What is the normal progression of job statuses?
- If canceled:
- If job completes: (for actions, these get determined by what is returned by the action)
- SUCCESS -or- WARNING -or- FAILURE
How does the job engine run and determine jobs to run?
- A root cron job that runs once a minute which...
- Note: It runs every minute to prevent memory leaks from custom actions from breaking the job engine, and so that it re-runs on a frequent enough basis be barely noticeable by the end-user.
- Runs runjobs.sh, which checks for locks, then...
- Runs runjobs.py
- That picks jobs up from PENDING status and runs them (see next section for details)
- When there are no more jobs to run and it is within five seconds of the next minute, runjobs.py exits, then runjobs.sh exits
How does each job get processed by the job engine?
- The UI creates a PENDING Job
- runjobs.py finds it, QUEUEDs it
- runjobs.py spawns new thread, changes job to RUNNING
- job.run() executes, writes progress back to CloudBolt
- (If the 'Cancel Job' button is clicked in the UI at this point, the job is set to TO_CANCEL, an Exception is raised inside the job's thread, and then the job is set to CANCELED.)
- run() completes, returns results to runjobs.py
- Job status gets set to SUCCESS, WARNING, or FAILURE depending on the return from run()
- runjobs.py writes the results to CloudBolt
What can go wrong with my job engine?
- It could be failing to start up (jobs never go from pending → queued)
- e.g. If you have disabled or modified the cron job on your CloudBolt server
- Possibly if there are problems with the runjobs.sh, runjobs.py scripts (and you can run them interactively after disabling the cron job to test this)
- There could be problems in the underlying database (and running runjobs.sh interactively would also help troubleshoot this)

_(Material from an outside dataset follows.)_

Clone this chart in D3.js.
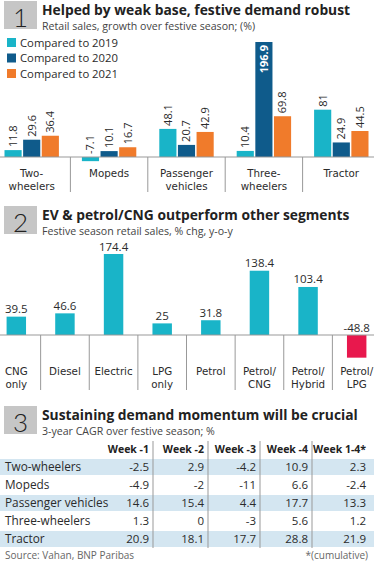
<!DOCTYPE html>
<html>
<head>
<meta charset="utf-8">
<script src="https://cdn.jsdelivr.net/npm/d3@7"></script>
<style>
  body { margin: 0; background: #fff; }
  svg { display: block; font-family: "Open Sans", sans-serif; }
</style>
</head>
<body>
<div id="graph"></div>
<script>
// chart 1 data
var cats1 = [["Two-", "wheelers"], ["Mopeds"], ["Passenger", "vehicles"], ["Three-", "wheelers"], ["Tractor"]];
var series1 = ["Compared to 2019", "Compared to 2020", "Compared to 2021"];
var v2019 = [11.8, -7.1, 48.1, 10.4, 81];
var v2020 = [29.6, 10.1, 20.7, 196.9, 24.9];
var v2021 = [36.4, 16.7, 42.9, 69.8, 44.5];
var colors1 = ["#19b4c8", "#0f5b8b", "#f07b2b"];

// chart 2 data
var cats2 = [["CNG", "only"], ["Diesel"], ["Electric"], ["LPG", "only"], ["Petrol"], ["Petrol/", "CNG"], ["Petrol/", "Hybrid"], ["Petrol/", "LPG"]];
var vals2 = [39.5, 46.6, 174.4, 25, 31.8, 138.4, 103.4, -48.8];

// table data
var weeks = ["Week -1", "Week -2", "Week -3", "Week -4", "Week 1-4*"];
var rows3 = ["Two-wheelers", "Mopeds", "Passenger vehicles", "Three-wheelers", "Tractor"];
var twoW = ["-2.5", "2.9", "-4.2", "10.9", "2.3"];
var mopeds = ["-4.9", "-2", "-11", "6.6", "-2.4"];
var passenger = ["14.6", "15.4", "4.4", "17.7", "13.3"];
var threeW = ["1.3", "0", "-3", "5.6", "1.2"];
var tractor = ["20.9", "18.1", "17.7", "28.8", "21.9"];

var width = 374, height = 561;
var svg = d3.select("#graph").append("svg")
    .attr("width", width)
    .attr("height", height);

var ink = "#2b2b2b";
var catFont = "'DejaVu Sans', sans-serif";

function header(num, y, title, sub) {
    svg.append("rect")
        .attr("x", 4).attr("y", y)
        .attr("width", 33).attr("height", 28)
        .attr("fill", "#c6c6c6");
    svg.append("text")
        .attr("x", 20.5).attr("y", y + 26)
        .attr("text-anchor", "middle")
        .attr("font-family", "Lato, sans-serif")
        .attr("font-size", 26)
        .attr("font-weight", 300)
        .attr("fill", "#222")
        .text(num);
    svg.append("text")
        .attr("x", 42).attr("y", y + 14)
        .attr("font-size", 13.8)
        .attr("font-weight", 700)
        .attr("fill", "#222")
        .text(title);
    svg.append("text")
        .attr("x", 42).attr("y", y + 29.3)
        .attr("font-size", 10.6)
        .attr("fill", "#444")
        .text(sub);
}

// ---------- panel 1 ----------
header("1", 1, "Helped by weak base, festive demand robust", "Retail sales, growth over festive season; (%)");

var legend = svg.selectAll(".leg").data(series1).enter().append("g")
    .attr("transform", function (d, i) { return "translate(7," + (38 + i * 15.5) + ")"; });
legend.append("rect").attr("width", 9).attr("height", 9)
    .attr("fill", function (d, i) { return colors1[i]; });
legend.append("text").attr("x", 13).attr("y", 8.5)
    .attr("font-size", 11.3).attr("fill", ink)
    .text(function (d) { return d; });

var data1 = cats1.map(function (c, i) {
    return { cat: c.join(" "), lines: c, vals: [v2019[i], v2020[i], v2021[i]] };
});

var x1 = d3.scaleBand().domain(data1.map(function (d) { return d.cat; })).range([-7, 380]);
var xs1 = d3.scaleBand().domain([0, 1, 2]).range([11.5, x1.bandwidth() - 11.5]).paddingInner(0.08);
var y1 = d3.scaleLinear().domain([0, 196.9]).range([157, 42]);

var g1 = svg.selectAll(".grp1").data(data1).enter().append("g")
    .attr("transform", function (d) { return "translate(" + x1(d.cat) + ",0)"; });

g1.selectAll("rect").data(function (d) { return d.vals; }).enter().append("rect")
    .attr("x", function (v, i) { return xs1(i); })
    .attr("width", xs1.bandwidth())
    .attr("y", function (v) { return Math.min(y1(v), y1(0)); })
    .attr("height", function (v) { return Math.abs(y1(v) - y1(0)); })
    .attr("fill", function (v, i) { return colors1[i]; });

var maxV = d3.max(v2020.concat(v2019, v2021));
g1.selectAll(".val").data(function (d) { return d.vals; }).enter().append("text")
    .attr("font-size", 11)
    .attr("dy", "0.35em")
    .attr("text-anchor", function (v) { return v === maxV ? "end" : "start"; })
    .attr("fill", function (v) { return v === maxV ? "#fff" : ink; })
    .attr("font-weight", function (v) { return v === maxV ? 700 : 400; })
    .attr("transform", function (v, i) {
        var cx = xs1(i) + xs1.bandwidth() / 2;
        var ty = v === maxV ? y1(v) + 3 : Math.min(y1(v), y1(0)) - 3;
        return "translate(" + cx + "," + ty + ") rotate(-90)";
    })
    .text(function (v) { return v; });

svg.append("line").attr("x1", 0).attr("x2", width)
    .attr("y1", y1(0)).attr("y2", y1(0))
    .attr("stroke", "#999").attr("stroke-width", 1);

svg.selectAll(".div1").data(data1.slice(1)).enter().append("line")
    .attr("x1", function (d) { return x1(d.cat); })
    .attr("x2", function (d) { return x1(d.cat); })
    .attr("y1", y1(0)).attr("y2", 192)
    .attr("stroke", "#999");

g1.append("text")
    .attr("font-family", catFont)
    .attr("font-size", 10.3).attr("fill", ink)
    .attr("text-anchor", "middle")
    .selectAll("tspan").data(function (d) { return d.lines; }).enter().append("tspan")
    .attr("x", x1.bandwidth() / 2)
    .attr("y", function (l, i) { return 176.5 + i * 13; })
    .text(function (l) { return l; });

// ---------- panel 2 ----------
header("2", 206, "EV & petrol/CNG outperform other segments", "Festive season retail sales, % chg, y-o-y");

var data2 = cats2.map(function (c, i) { return { cat: c.join(" "), lines: c, v: vals2[i] }; });
var x2 = d3.scaleBand().domain(data2.map(function (d) { return d.cat; })).range([-8, 381]);
var y2 = d3.scaleLinear().domain([0, 174.4]).range([335, 254]);
var bw2 = x2.bandwidth() * 0.4;

var g2 = svg.selectAll(".grp2").data(data2).enter().append("g")
    .attr("transform", function (d) { return "translate(" + x2(d.cat) + ",0)"; });

g2.append("rect")
    .attr("x", (x2.bandwidth() - bw2) / 2)
    .attr("width", bw2)
    .attr("y", function (d) { return Math.min(y2(d.v), y2(0)); })
    .attr("height", function (d) { return Math.abs(y2(d.v) - y2(0)); })
    .attr("fill", function (d) { return d.v < 0 ? "#e8184d" : "#19b4c8"; });

g2.append("text")
    .attr("x", x2.bandwidth() / 2)
    .attr("y", function (d) { return Math.min(y2(d.v), y2(0)) - 3.5; })
    .attr("text-anchor", "middle")
    .attr("font-size", 11.5).attr("fill", ink)
    .text(function (d) { return d.v; });

svg.append("line").attr("x1", 0).attr("x2", width)
    .attr("y1", y2(0)).attr("y2", y2(0))
    .attr("stroke", "#999");

svg.selectAll(".div2").data(data2.slice(1)).enter().append("line")
    .attr("x1", function (d) { return x2(d.cat); })
    .attr("x2", function (d) { return x2(d.cat); })
    .attr("y1", y2(0)).attr("y2", 390)
    .attr("stroke", "#999");

g2.append("text")
    .attr("font-family", catFont)
    .attr("font-size", 10.3).attr("fill", ink)
    .attr("text-anchor", "middle")
    .selectAll("tspan").data(function (d) { return d.lines; }).enter().append("tspan")
    .attr("x", x2.bandwidth() / 2)
    .attr("y", function (l, i) { return 375 + i * 13; })
    .text(function (l) { return l; });

// ---------- panel 3 ----------
header("3", 406, "Sustaining demand momentum will be crucial", "3-year CAGR over festive season; %");

var table = [twoW, mopeds, passenger, threeW, tractor];
var colEdges = [153, 208, 260, 312, 370];
var rowY = d3.scaleBand().domain(rows3).range([458, 548]);

svg.selectAll(".rowbg").data(rows3).enter().append("rect")
    .filter(function (d, i) { return i % 2 === 0; })
    .attr("x", 0).attr("width", width)
    .attr("y", function (d) { return rowY(d) + 1; })
    .attr("height", rowY.bandwidth() - 2)
    .attr("fill", "#d4e6f1");

svg.selectAll(".wk").data(weeks).enter().append("text")
    .attr("x", function (d, i) { return colEdges[i] - 4; })
    .attr("y", 449).attr("dy", "0.35em")
    .attr("text-anchor", "end")
    .attr("font-size", 10.5).attr("font-weight", 700).attr("fill", "#222")
    .text(function (d) { return d; });

svg.selectAll(".coldiv").data(colEdges.slice(0, 4)).enter().append("line")
    .attr("x1", function (d) { return d; }).attr("x2", function (d) { return d; })
    .attr("y1", 441).attr("y2", 548)
    .attr("stroke", "#999");

var tr = svg.selectAll(".tr").data(rows3).enter().append("g")
    .attr("transform", function (d) { return "translate(0," + (rowY(d) + rowY.bandwidth() / 2) + ")"; });

tr.append("text")
    .attr("x", 5).attr("dy", "0.35em")
    .attr("font-size", 11.8).attr("fill", ink)
    .text(function (d) { return d; });

tr.selectAll(".cell").data(function (d, i) { return table[i]; }).enter().append("text")
    .attr("x", function (d, i) { return colEdges[i] - 4; })
    .attr("dy", "0.35em")
    .attr("text-anchor", "end")
    .attr("font-size", 11.5).attr("fill", ink)
    .text(function (d) { return d; });

svg.append("text").attr("x", 5).attr("y", 558.5)
    .attr("font-size", 10).attr("fill", "#666")
    .text("Source: Vahan, BNP Paribas");
svg.append("text").attr("x", 368).attr("y", 558.5)
    .attr("text-anchor", "end")
    .attr("font-size", 10).attr("fill", "#666")
    .text("*(cumulative)");
</script>
</body>
</html>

- A job can run infinitely, then the job engine will never exit
- This can be caused by infinite loops or deadlocking issues within your scripts or jobs
- The job engine could get in a bad state where it changes jobs pending → queued, but never runs them
- This can also be a byproduct of deadlock or other hung jobs
- A job could be spawning more threads, and never cleaning them up (causing the job engine to queue, but not run new jobs)
How do I troubleshoot my job engine?
- Answer the following questions to understand the scope of your issues:
- Which job or order cause you to notice the problem? Note its job number, status, and URL.
- Which related jobs are having problems? Note their job numbers, status, and URLs.
- Which job(s) started running most recently? Note their job numbers, status, and URLs.
- Have other jobs started running after the jobs you noted above?
- Are some jobs in a different status from others? Note this and review the above descriptions of the sequence of how the job engine runs to understand which job was the last job to run.
- Are your jobs in a PENDING state? This indicates that runjobs.py has not restarted recently. Wait two minutes for the job engine to restart and pick up the job. If it does not begin running, refresh the page. If the job is still not running, check whether the job engine is still running (see next section) other jobs.
- Are your jobs in a QUEUED state? This indicates the job engine has identified it should run a job but has not started running it yet. Check whether the job engine is still running (see next section).
- Are your jobs in a RUNNING state? This indicates the job engine has started running the job, and is either still running the job correctly or the job engine has crashed. Check whether the job engine is still running (see next section). If the job is still running, review the job's log to see what its last step was and whether there are any error messages.
- Are your jobs in a TO_CANCEL state? This indicates the job has been marked for cancelation and the job engine will recognize this soon and cancel the job. If the job never enters the CANCELED state, check whether the job engine is still running (see next section).
- Are your jobs in a CANCELED state? This indicates the job engine has canceled those jobs successfully, and should be available to run future jobs. Try running a new job—if it runs correctly, there is no problem: your job engine is behaving as designed.
- Are your jobs in a FAILURE, WARNING, or SUCCESS state? Your jobs completed running and returned this status, so the job engine is working properly. Troubleshoot the underlying job for any failures you are seeing.
- If the above steps do not help, create a support ticket and describe which of the above steps you took as well as the specific job numbers (with your expected and their actual status for each), and attach your application.log, jobengine.log, and each job's individual /var/log/cloudbolt/jobs/12345.log file. Provide screenshots of how the jobs appear in the UI, as well as the output from ps -ef | grep runjobs.
How do I check whether the job engine is running?
- Run ps -ef | grep runjobs and look to see how long runjobs has been running.
- If runjobs is running:
- Look for QUEUED, TO_CANCEL, or RUNNING jobs in CloudBolt. These jobs should be run by the current runjobs instance.
- If runjobs has been running for a long time, look at the log output from the jobs from the previous step to see if one of them has hung.
- Review the /var/log/cloudbolt/jobengine.log to see which jobs the job engine has picked up and whether any error messages are present.
- If runjobs is not running:
- tail -f /var/log/cloudbolt/jobengine.log and wait two minutes to see if the cron job runs and outputs messages to this log file.
- No runjobs process means the cron job has not kicked off yet, the cron job failed to run, or the cron job is disabled/missing.
- Check your cron jobs, try running runjobs.sh manually, and check the jobengine.log file for relevant errors.